→ **GIVEN TASK**
Leave out the pictures and retype only the lines from the opening line to the line that holds "bn'.format(('%.1f' % v).replace('.', ','))", both ends included.

┌──

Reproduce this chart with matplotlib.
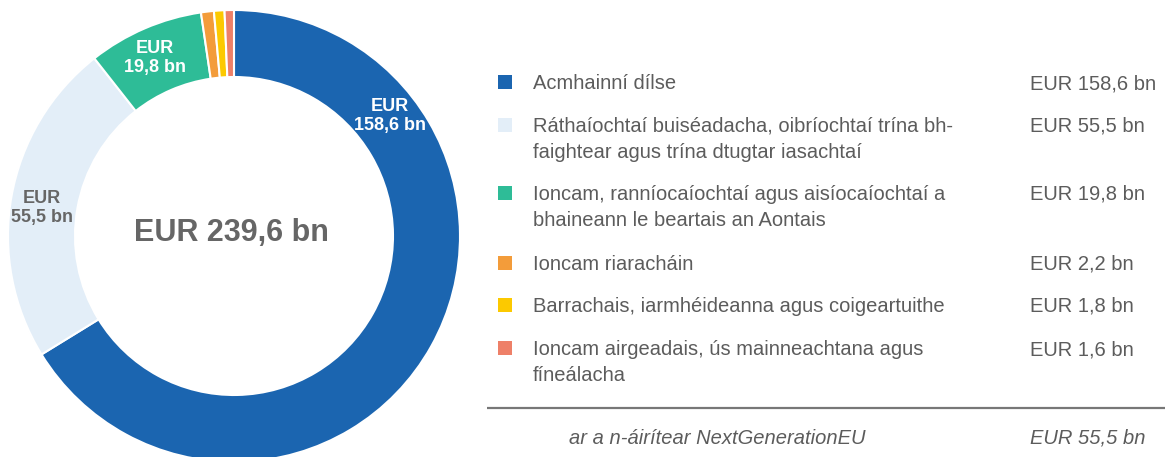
import matplotlib.pyplot as plt
from matplotlib.patches import Rectangle

# data
labels = [
    'Acmhainní dílse',
    'Ráthaíochtaí buiséadacha, oibríochtaí trína bh-\nfaightear agus trína dtugtar iasachtaí',
    'Ioncam, ranníocaíochtaí agus aisíocaíochtaí a\nbhaineann le beartais an Aontais',
    'Ioncam riaracháin',
    'Barrachais, iarmhéideanna agus coigeartuithe',
    'Ioncam airgeadais, ús mainneachtana agus\nfíneálacha',
]
values = [158.6, 55.5, 19.8, 2.2, 1.8, 1.6]
colors = ['#1b65b0', '#e3eef8', '#2ebc97', '#f39c3a', '#fcc900', '#ee8068']
total_label = 'EUR 239,6 bn'
footer_label = 'ar a n-áirítear NextGenerationEU'
footer_value = 55.5


def fmt(v):
    return 'EUR {} bn'.format(('%.1f' % v).replace('.', ','))


W, H = 1165, 457
fig = plt.figure(figsize=(W / 100, H / 100), dpi=100)
ax = fig.add_axes([0, 0, 1, 1])
plt.rcParams['font.family'] = ['Liberation Sans', 'DejaVu Sans']
grey = '#5c5c5c'

# donut (pixel coords, y measured from bottom)
ax.pie(values, colors=colors, startangle=90, counterclock=False,
       radius=226, center=(234, H - 236),
       wedgeprops=dict(width=67, edgecolor='white', linewidth=1.5))
ax.set_xlim(0, W)
ax.set_ylim(0, H)
ax.set_aspect('auto')
ax.axis('off')

ax.text(231, H - 233, total_label, ha='center', va='center',
        fontsize=22, fontweight='bold', color='#666666')

# labels on wedges
wedge_lbl = [(0, 390, 116, 'white'), (2, 155, 58, 'white'), (1, 42, 208, '#666666')]
for i, x, y, c in wedge_lbl:
    ax.text(x, H - y, 'EUR\n' + fmt(values[i])[4:], ha='center', va='center',
            fontsize=13, fontweight='bold', color=c, linespacing=1.2)

# legend table
fs = 14.5
row_y = [82, 125, 193, 263, 305, 348]
line_gap = 25.8
for lab, v, c, y in zip(labels, values, colors, row_y):
    ax.add_patch(Rectangle((498, H - y - 7), 14, 14, color=c, lw=0))
    for k, line in enumerate(lab.split('\n')):
        ax.text(533, H - (y + k * line_gap) - 7, line, ha='left', va='baseline',
                fontsize=fs, color=grey)
    ax.text(1030, H - y - 7, fmt(v), ha='left', va='baseline',
            fontsize=fs, color=grey)

ax.plot([487, W], [H - 408, H - 408], color='#777777', lw=1.6, solid_capstyle='butt')
ax.text(569, H - 437 - 7, footer_label, ha='left', va='baseline',
        fontsize=fs, color=grey, style='italic')
ax.text(1030, H - 437 - 7, fmt(footer_value), ha='left', va='baseline',
        fontsize=fs, color=grey, style='italic')

fig.savefig('out.png', dpi=100)
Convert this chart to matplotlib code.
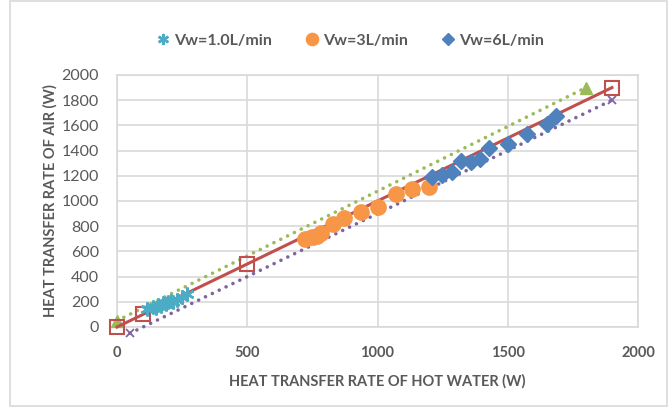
import numpy as np
import matplotlib.pyplot as plt
from matplotlib.patches import Rectangle

plt.rcParams['font.family'] = ['Lato', 'DejaVu Sans']

# Vw = 1.0 L/min
x1 = [114, 139, 150, 159, 170, 178, 190, 197, 208, 216, 231, 248, 267]
y1 = [140, 160, 150, 175, 168, 188, 180, 196, 205, 201, 214, 236, 262]
# Vw = 3 L/min
x3 = [722, 747, 766, 785, 828, 871, 937, 1003, 1070, 1134, 1199]
y3 = [698, 712, 722, 748, 817, 868, 910, 955, 1056, 1095, 1114]
# Vw = 6 L/min
x6 = [1208, 1246, 1285, 1319, 1358, 1393, 1429, 1502, 1575, 1652, 1685]
y6 = [1188, 1206, 1233, 1320, 1312, 1331, 1418, 1452, 1529, 1611, 1675]

# reference lines
ref_x = [0, 100, 500, 1900]
ref_y = [0, 100, 500, 1900]
up_x = [0, 1800]
up_y = [50, 1900]
lo_x = [50, 1900]
lo_y = [-50, 1800]

grey = '#595959'
grid = '#D9D9D9'

fig = plt.figure(figsize=(6.7, 4.07), dpi=100)
ax = fig.add_axes([117/670, 1-327/407, 521/670, 252/407])

ax.plot(up_x, up_y, color='#9BBB59', lw=2.6, ls=(0, (0.01, 2.1)), dash_capstyle='round',
        marker='^', ms=8, mfc='#9BBB59', mec='#9BBB59', clip_on=False, zorder=3)
ax.plot(lo_x, lo_y, color='#8064A2', lw=2.6, ls=(0, (0.01, 2.1)), dash_capstyle='round',
        marker='x', ms=6, mew=1.3, clip_on=False, zorder=3)
ax.plot(ref_x, ref_y, color='#C0504D', lw=2.2, marker='s', ms=9.5, mfc='none',
        mec='#C0504D', mew=1.5, clip_on=False, zorder=3)

s1, = ax.plot(x1, y1, ls='none', marker=(6, 2, 0), ms=10, mew=1.8, color='#4BACC6', zorder=4)
s3, = ax.plot(x3, y3, ls='none', marker='o', ms=11, color='#F79646', mec='#F79646', zorder=4)
s6, = ax.plot(x6, y6, ls='none', marker='D', ms=8, color='#4F81BD', mec='#4F81BD', zorder=4)

ax.set_xlim(0, 2000)
ax.set_ylim(0, 2000)
ax.set_xticks(np.arange(0, 2001, 500))
ax.set_yticks(np.arange(0, 2001, 200))
ax.grid(True, color=grid, lw=1.2)
ax.set_axisbelow(True)
for sp in ax.spines.values():
    sp.set_color(grid)
    sp.set_linewidth(1.2)
ax.tick_params(axis='x', length=0, pad=14)
ax.tick_params(axis='y', length=0, pad=13)
for lab in ax.get_xticklabels():
    lab.set_fontsize(10.5)
    lab.set_fontweight('bold')
    lab.set_color(grey)
for lab in ax.get_yticklabels():
    lab.set_fontsize(11.5)
    lab.set_color(grey)

ax.set_xlabel('HEAT TRANSFER RATE OF HOT WATER (W)', fontsize=10.5, fontweight='bold',
              color=grey, labelpad=10)
ax.set_ylabel('HEAT TRANSFER RATE OF AIR (W)', fontsize=10.5, fontweight='bold',
              color=grey, labelpad=3)

fig.legend([s1, s3, s6], ['Vw=1.0L/min', 'Vw=3L/min', 'Vw=6L/min'], ncol=3,
           loc='center', bbox_to_anchor=(0.52, 0.9), frameon=False,
           prop={'size': 11.5, 'weight': 'bold'}, labelcolor=grey,
           handletextpad=0.1, columnspacing=1.9, handlelength=1.2, markerscale=0.8)

fig.patches.append(Rectangle((10/670, 0.002), 657/670, 0.996, transform=fig.transFigure,
                             fill=False, ec=grid, lw=1.2))

fig.savefig('out.png', dpi=100)
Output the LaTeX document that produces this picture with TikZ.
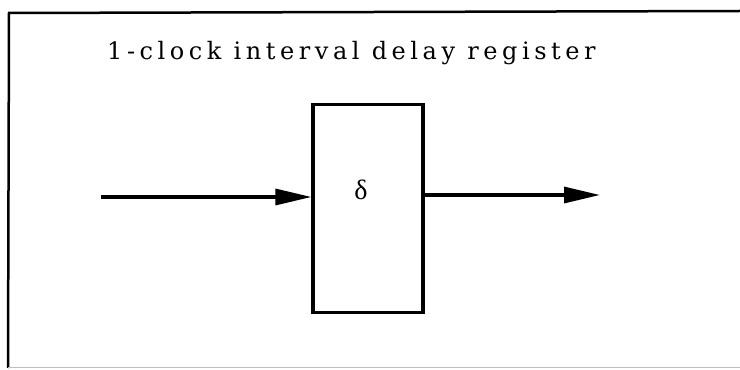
\documentclass[tikz,border=0pt]{standalone}
\usepackage{fontspec}
\setmainfont{Liberation Serif}
\newfontfamily\titlefont[LetterSpace=19]{DejaVu Serif}
\usetikzlibrary{arrows.meta}
\begin{document}
\begin{tikzpicture}[x=1pt,y=1pt,
  frameline/.style={line width=2.5pt},
  regbox/.style={draw,line width=3.2pt,minimum width=110pt,minimum height=208pt,inner sep=0pt},
  sig/.style={line width=3.2pt,-{Triangle[length=36pt,width=16pt]}}]
\useasboundingbox (0,0) rectangle (740,370);
% frame
\draw[frameline] (740,359) -- (9,357) -- (8,2);
\draw[line width=1pt,black!25] (8,2) -- (740,2);
% title
\node[anchor=base west,inner sep=0pt,font=\titlefont\fontsize{24}{28}\selectfont] (title) at (107,310) {1-clock interval delay register};
% register
\node[regbox] (reg) at (368,161.5) {};
\node[font=\fontsize{28}{32}\selectfont,inner sep=0pt] (delta) at (361,180) {δ};
\coordinate (in) at (101,173);
\coordinate (out) at (600,175);
\draw[sig] (in) -- (in -| reg.west);
\draw[sig] (out -| reg.east) -- (out);
\end{tikzpicture}
\end{document}
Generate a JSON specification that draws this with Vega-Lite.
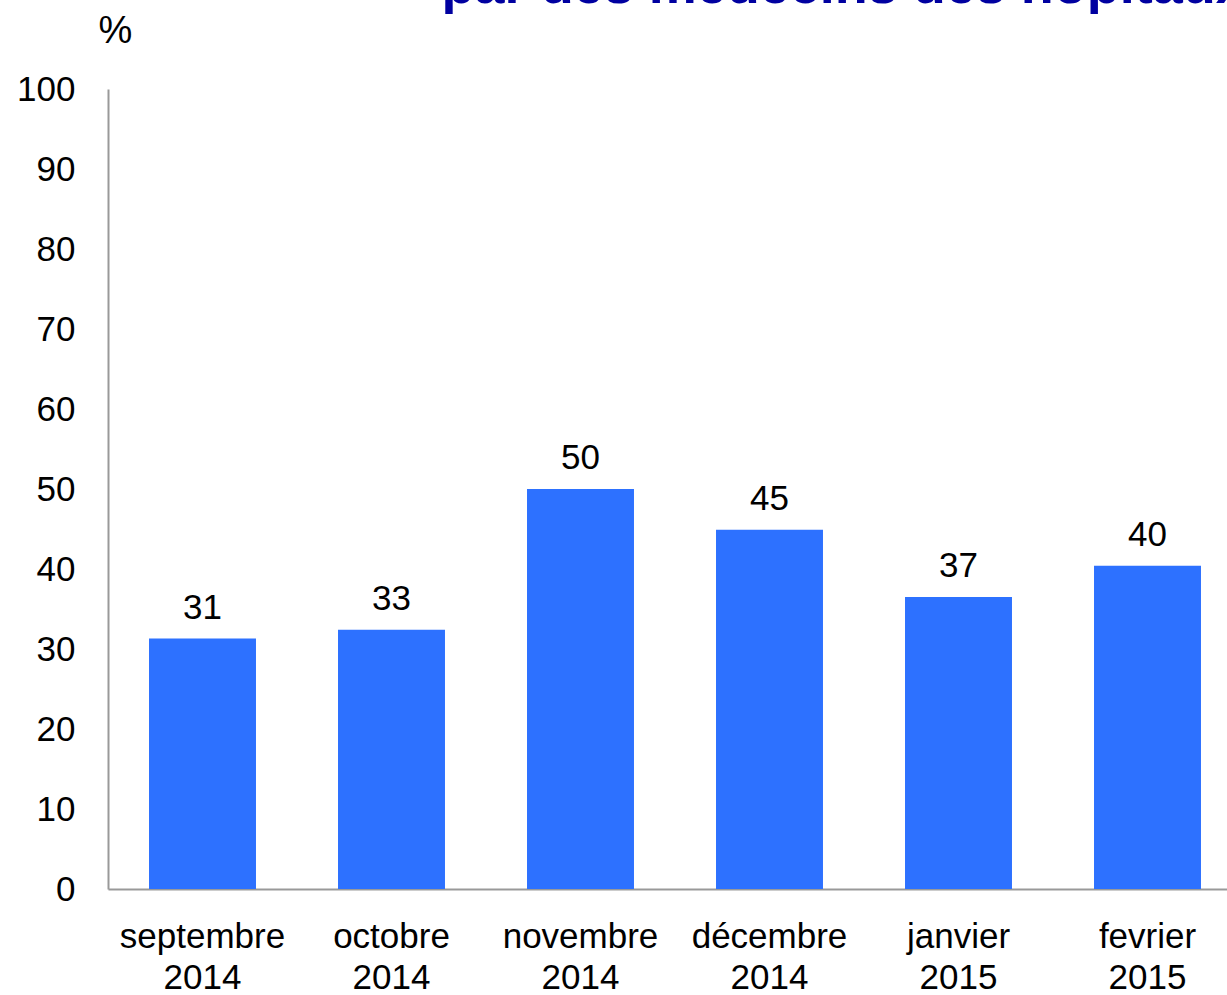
{
  "$schema": "https://vega.github.io/schema/vega-lite/v6.json",
  "autosize": {"type": "none"},
  "padding": {"left": 108, "top": 89, "right": 0, "bottom": 106},
  "width": 1119,
  "height": 800,
  "background": "white",
  "title": {
    "text": "par des médecins des hôpitaux",
    "anchor": "start",
    "dx": 425,
    "dy": 46,
    "offset": 1,
    "baseline": "alphabetic",
    "font": "Liberation Sans",
    "fontSize": 54,
    "fontWeight": "bold",
    "color": "#0000A0"
  },
  "config": {
    "view": {"stroke": null},
    "font": "Liberation Sans"
  },
  "data": {
    "values": [
      {"mois": "septembre 2014", "valeur": 31.3, "label": "31"},
      {"mois": "octobre 2014", "valeur": 32.4, "label": "33"},
      {"mois": "novembre 2014", "valeur": 50.0, "label": "50"},
      {"mois": "décembre 2014", "valeur": 44.9, "label": "45"},
      {"mois": "janvier 2015", "valeur": 36.5, "label": "37"},
      {"mois": "fevrier 2015", "valeur": 40.4, "label": "40"}
    ]
  },
  "encoding": {
    "x": {
      "field": "mois",
      "type": "nominal",
      "sort": null,
      "scale": {"range": [0, 1134], "paddingInner": 0.434, "paddingOuter": 0.217},
      "axis": {
        "title": null,
        "labelAngle": 0,
        "labelExpr": "split(datum.label, ' ')",
        "labelFontSize": 35,
        "labelColor": "#000000",
        "labelLineHeight": 41,
        "labelPadding": 30,
        "ticks": false,
        "domainColor": "#999999",
        "domainWidth": 2
      }
    },
    "y": {
      "field": "valeur",
      "type": "quantitative",
      "scale": {"domain": [0, 100]},
      "axis": {
        "title": "%",
        "titleAngle": 0,
        "titleFontSize": 38,
        "titleFontWeight": "normal",
        "titleColor": "#000000",
        "titleX": 7,
        "titleY": -58,
        "titleAlign": "center",
        "titleBaseline": "middle",
        "values": [0, 10, 20, 30, 40, 50, 60, 70, 80, 90, 100],
        "labelFontSize": 35,
        "labelColor": "#000000",
        "labelPadding": 33,
        "ticks": false,
        "grid": false,
        "domainColor": "#999999",
        "domainWidth": 2
      }
    }
  },
  "layer": [
    {"mark": {"type": "bar", "color": "#2D71FF"}},
    {
      "mark": {"type": "text", "dy": -31, "fontSize": 35, "color": "#000000"},
      "encoding": {"text": {"field": "label"}}
    }
  ]
}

└──

→ **RESULT OF THIS TASK**
Reproduce this chart with matplotlib.
import matplotlib.pyplot as plt
from matplotlib.patches import Rectangle

# data
labels = [
    'Acmhainní dílse',
    'Ráthaíochtaí buiséadacha, oibríochtaí trína bh-\nfaightear agus trína dtugtar iasachtaí',
    'Ioncam, ranníocaíochtaí agus aisíocaíochtaí a\nbhaineann le beartais an Aontais',
    'Ioncam riaracháin',
    'Barrachais, iarmhéideanna agus coigeartuithe',
    'Ioncam airgeadais, ús mainneachtana agus\nfíneálacha',
]
values = [158.6, 55.5, 19.8, 2.2, 1.8, 1.6]
colors = ['#1b65b0', '#e3eef8', '#2ebc97', '#f39c3a', '#fcc900', '#ee8068']
total_label = 'EUR 239,6 bn'
footer_label = 'ar a n-áirítear NextGenerationEU'
footer_value = 55.5


def fmt(v):
    return 'EUR {} bn'.format(('%.1f' % v).replace('.', ','))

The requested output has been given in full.